On his right wrist, J. B., whose initials stand for James Bullock, wears a Stay Strong wristband with the dates 10-3-14, the date of a surgery that Tiffany Pohl, the mother of his best friend, Jake Pohl, had for oral cancer.
Like a second mother to Hayes, she visited him in the hospital. Staying positive and strong were also her messages.
“God is not going to let you not get through this because you are too good of a person. He is testing you now so that you can come out an even better person,” said Hayes, who wears the Stay Strong 1-3-13 wristband on his left wrist.
“I remember Mrs. Pohl sitting by my hospital bed and she was praying for me. I remember if she can stay positive through her faith in God and her faith in the Bible, then there is a higher power watching over me.”
With a 4.2 grade-point-average, Hayes has been accepted to Rhodes and will major in bio-chemistry. He will also be on the Lynx basketball team.
He will have to have an MRI every year until he is 21. He “hopefully” will start his own foundation one day that deals with pediatric brain tumors.

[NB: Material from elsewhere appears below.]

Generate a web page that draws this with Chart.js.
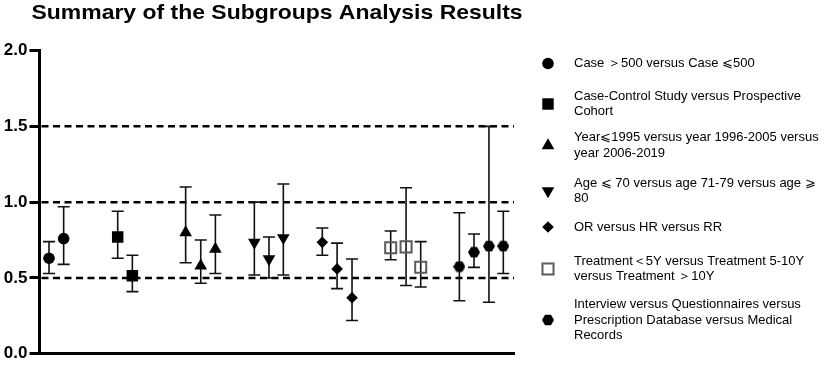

“I have been through a lot with my brain tumor incident. I feel like that his has made me more understanding and more appreciative and given me a positive outlook on every day life. I feel like I was lucky to come out of this with no major side effects and no long-term medical issues that I have to live with the rest of my life,” said Hayes.
“I feel like that is a second chance and that I have the responsibility to make good of that second chance, to do something with my life that is going to help benefit others. I feel like that is my duty. I have been able to learn so much about myself and life in general. I am definitely not the same person after going through that, I am a better person.”